Today’s guest blogger is by Rachel Wendte, an intern in the IMA’s Development Department.
Children are immersive. When they color a picture, for example, only the most disciplined will keep their colors inside the lines. The truly passionate artist will extend their colors to the edge of the page, onto the table, and all over their hands and arms. In everything they do, children look to be active participants; experiencing the artistic process in the most intuitive way possible.
Now imagine one of those little artists, full of their own passion, curiosity, and creativity, and taking them to the IMA. Everywhere they look their eyes land on items they want to investigate further. The questions start flowing, “How did the painter make those colors?” “What’s that made of?” “How did the artist put all of those pieces together?”

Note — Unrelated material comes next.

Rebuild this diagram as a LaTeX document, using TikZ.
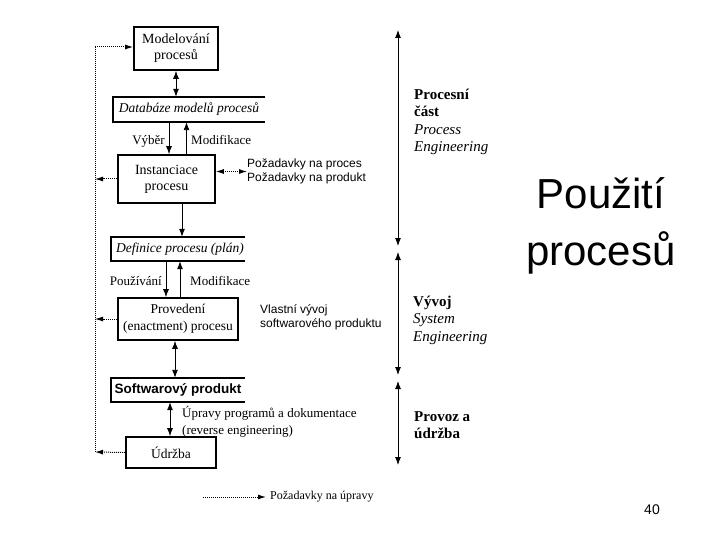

You would like to help, to encourage discovery, but despite your best intentions, another phrase slips from your mouth instead: “Don’t touch.”
Don’t touch. That phrase may be one of the quickest ways to deter an inquisitive mind. Dejected, your little one may spend the rest of the visit silently viewing the art on display, wishing there was something they could do to connect to the art without damaging it. To not only see, but to engage with art on a level that speaks to their imagination.
For every budding creative out there, for every art detective, and for every child who desires to experience art on their terms, the IMA would like to offer our inaugural Art Packs program.
Launching this summer, the Art Packs program will be a way for children visiting the IMA to experience works of art through structured activities that enable them to create for themselves while priceless art is preserved. Every Art Pack will contain materials centered on a theme such as line, shape, color, or pattern. All the items in each Pack will work with the theme to generate activities that correspond to particular objects in the IMA’s collection.